> YOUR GOAL:
Copy out all the entries exactly.

====== ENTRIES SHOWN

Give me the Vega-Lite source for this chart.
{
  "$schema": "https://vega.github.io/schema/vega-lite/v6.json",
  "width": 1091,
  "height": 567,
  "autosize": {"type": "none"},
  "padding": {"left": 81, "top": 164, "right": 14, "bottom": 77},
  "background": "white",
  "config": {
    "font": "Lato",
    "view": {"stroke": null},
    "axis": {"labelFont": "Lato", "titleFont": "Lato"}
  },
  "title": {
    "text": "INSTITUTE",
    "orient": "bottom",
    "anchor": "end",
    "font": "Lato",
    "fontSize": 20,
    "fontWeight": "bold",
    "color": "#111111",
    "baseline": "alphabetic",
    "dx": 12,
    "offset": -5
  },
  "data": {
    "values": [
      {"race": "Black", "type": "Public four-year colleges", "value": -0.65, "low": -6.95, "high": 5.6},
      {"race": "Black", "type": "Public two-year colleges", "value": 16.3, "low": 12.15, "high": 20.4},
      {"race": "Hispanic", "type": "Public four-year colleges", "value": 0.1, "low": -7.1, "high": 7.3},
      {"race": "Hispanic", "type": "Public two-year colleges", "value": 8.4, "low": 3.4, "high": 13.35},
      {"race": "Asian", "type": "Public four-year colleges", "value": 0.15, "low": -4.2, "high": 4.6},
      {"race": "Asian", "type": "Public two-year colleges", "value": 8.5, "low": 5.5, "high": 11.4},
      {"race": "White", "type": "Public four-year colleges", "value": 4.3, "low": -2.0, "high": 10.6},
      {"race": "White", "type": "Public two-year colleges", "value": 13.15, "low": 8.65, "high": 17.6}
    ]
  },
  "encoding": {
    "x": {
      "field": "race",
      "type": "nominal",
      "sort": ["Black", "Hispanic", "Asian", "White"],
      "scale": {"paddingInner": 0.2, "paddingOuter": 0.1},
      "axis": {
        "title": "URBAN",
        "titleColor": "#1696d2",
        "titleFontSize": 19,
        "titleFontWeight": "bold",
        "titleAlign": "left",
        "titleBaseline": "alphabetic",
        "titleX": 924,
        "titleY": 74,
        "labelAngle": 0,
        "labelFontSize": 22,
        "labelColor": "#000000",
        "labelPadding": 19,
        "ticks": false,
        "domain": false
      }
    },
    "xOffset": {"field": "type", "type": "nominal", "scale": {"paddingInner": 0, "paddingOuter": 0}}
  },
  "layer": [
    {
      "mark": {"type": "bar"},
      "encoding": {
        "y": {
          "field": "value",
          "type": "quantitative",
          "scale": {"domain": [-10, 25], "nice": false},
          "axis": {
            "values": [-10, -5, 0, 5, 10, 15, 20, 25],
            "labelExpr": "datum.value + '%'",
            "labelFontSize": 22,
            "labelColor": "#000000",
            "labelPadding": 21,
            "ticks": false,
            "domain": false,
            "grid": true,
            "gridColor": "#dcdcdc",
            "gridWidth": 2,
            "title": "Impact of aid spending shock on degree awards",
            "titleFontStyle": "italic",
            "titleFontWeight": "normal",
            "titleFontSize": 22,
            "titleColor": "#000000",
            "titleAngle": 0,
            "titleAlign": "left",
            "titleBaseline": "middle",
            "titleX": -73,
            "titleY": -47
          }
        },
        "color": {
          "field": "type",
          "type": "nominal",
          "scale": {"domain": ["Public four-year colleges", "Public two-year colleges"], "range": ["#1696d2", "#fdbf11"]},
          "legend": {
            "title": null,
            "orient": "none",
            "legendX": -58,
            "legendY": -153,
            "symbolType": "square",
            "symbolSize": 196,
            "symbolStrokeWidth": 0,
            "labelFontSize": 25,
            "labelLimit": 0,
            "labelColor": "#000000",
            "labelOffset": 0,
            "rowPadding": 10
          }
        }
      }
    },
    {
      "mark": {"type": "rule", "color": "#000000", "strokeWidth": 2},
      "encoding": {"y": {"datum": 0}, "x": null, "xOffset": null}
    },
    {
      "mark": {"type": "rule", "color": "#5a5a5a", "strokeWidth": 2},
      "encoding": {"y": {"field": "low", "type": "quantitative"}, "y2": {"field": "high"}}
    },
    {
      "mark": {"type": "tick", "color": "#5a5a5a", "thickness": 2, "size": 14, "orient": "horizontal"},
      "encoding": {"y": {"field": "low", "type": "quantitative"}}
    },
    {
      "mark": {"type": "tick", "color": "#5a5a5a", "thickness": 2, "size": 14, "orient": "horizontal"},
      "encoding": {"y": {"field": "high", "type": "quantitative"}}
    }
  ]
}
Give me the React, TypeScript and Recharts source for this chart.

============

> TASK SOLUTION:
Give me the Vega-Lite source for this chart.
{
  "$schema": "https://vega.github.io/schema/vega-lite/v6.json",
  "width": 1091,
  "height": 567,
  "autosize": {"type": "none"},
  "padding": {"left": 81, "top": 164, "right": 14, "bottom": 77},
  "background": "white",
  "config": {
    "font": "Lato",
    "view": {"stroke": null},
    "axis": {"labelFont": "Lato", "titleFont": "Lato"}
  },
  "title": {
    "text": "INSTITUTE",
    "orient": "bottom",
    "anchor": "end",
    "font": "Lato",
    "fontSize": 20,
    "fontWeight": "bold",
    "color": "#111111",
    "baseline": "alphabetic",
    "dx": 12,
    "offset": -5
  },
  "data": {
    "values": [
      {"race": "Black", "type": "Public four-year colleges", "value": -0.65, "low": -6.95, "high": 5.6},
      {"race": "Black", "type": "Public two-year colleges", "value": 16.3, "low": 12.15, "high": 20.4},
      {"race": "Hispanic", "type": "Public four-year colleges", "value": 0.1, "low": -7.1, "high": 7.3},
      {"race": "Hispanic", "type": "Public two-year colleges", "value": 8.4, "low": 3.4, "high": 13.35},
      {"race": "Asian", "type": "Public four-year colleges", "value": 0.15, "low": -4.2, "high": 4.6},
      {"race": "Asian", "type": "Public two-year colleges", "value": 8.5, "low": 5.5, "high": 11.4},
      {"race": "White", "type": "Public four-year colleges", "value": 4.3, "low": -2.0, "high": 10.6},
      {"race": "White", "type": "Public two-year colleges", "value": 13.15, "low": 8.65, "high": 17.6}
    ]
  },
  "encoding": {
    "x": {
      "field": "race",
      "type": "nominal",
      "sort": ["Black", "Hispanic", "Asian", "White"],
      "scale": {"paddingInner": 0.2, "paddingOuter": 0.1},
      "axis": {
        "title": "URBAN",
        "titleColor": "#1696d2",
        "titleFontSize": 19,
        "titleFontWeight": "bold",
        "titleAlign": "left",
        "titleBaseline": "alphabetic",
        "titleX": 924,
        "titleY": 74,
        "labelAngle": 0,
        "labelFontSize": 22,
        "labelColor": "#000000",
        "labelPadding": 19,
        "ticks": false,
        "domain": false
      }
    },
    "xOffset": {"field": "type", "type": "nominal", "scale": {"paddingInner": 0, "paddingOuter": 0}}
  },
  "layer": [
    {
      "mark": {"type": "bar"},
      "encoding": {
        "y": {
          "field": "value",
          "type": "quantitative",
          "scale": {"domain": [-10, 25], "nice": false},
          "axis": {
            "values": [-10, -5, 0, 5, 10, 15, 20, 25],
            "labelExpr": "datum.value + '%'",
            "labelFontSize": 22,
            "labelColor": "#000000",
            "labelPadding": 21,
            "ticks": false,
            "domain": false,
            "grid": true,
            "gridColor": "#dcdcdc",
            "gridWidth": 2,
            "title": "Impact of aid spending shock on degree awards",
            "titleFontStyle": "italic",
            "titleFontWeight": "normal",
            "titleFontSize": 22,
            "titleColor": "#000000",
            "titleAngle": 0,
            "titleAlign": "left",
            "titleBaseline": "middle",
            "titleX": -73,
            "titleY": -47
          }
        },
        "color": {
          "field": "type",
          "type": "nominal",
          "scale": {"domain": ["Public four-year colleges", "Public two-year colleges"], "range": ["#1696d2", "#fdbf11"]},
          "legend": {
            "title": null,
            "orient": "none",
            "legendX": -58,
            "legendY": -153,
            "symbolType": "square",
            "symbolSize": 196,
            "symbolStrokeWidth": 0,
            "labelFontSize": 25,
            "labelLimit": 0,
            "labelColor": "#000000",
            "labelOffset": 0,
            "rowPadding": 10
          }
        }
      }
    },
    {
      "mark": {"type": "rule", "color": "#000000", "strokeWidth": 2},
      "encoding": {"y": {"datum": 0}, "x": null, "xOffset": null}
    },
    {
      "mark": {"type": "rule", "color": "#5a5a5a", "strokeWidth": 2},
      "encoding": {"y": {"field": "low", "type": "quantitative"}, "y2": {"field": "high"}}
    },
    {
      "mark": {"type": "tick", "color": "#5a5a5a", "thickness": 2, "size": 14, "orient": "horizontal"},
      "encoding": {"y": {"field": "low", "type": "quantitative"}}
    },
    {
      "mark": {"type": "tick", "color": "#5a5a5a", "thickness": 2, "size": 14, "orient": "horizontal"},
      "encoding": {"y": {"field": "high", "type": "quantitative"}}
    }
  ]
}
Give me the React, TypeScript and Recharts source for this chart.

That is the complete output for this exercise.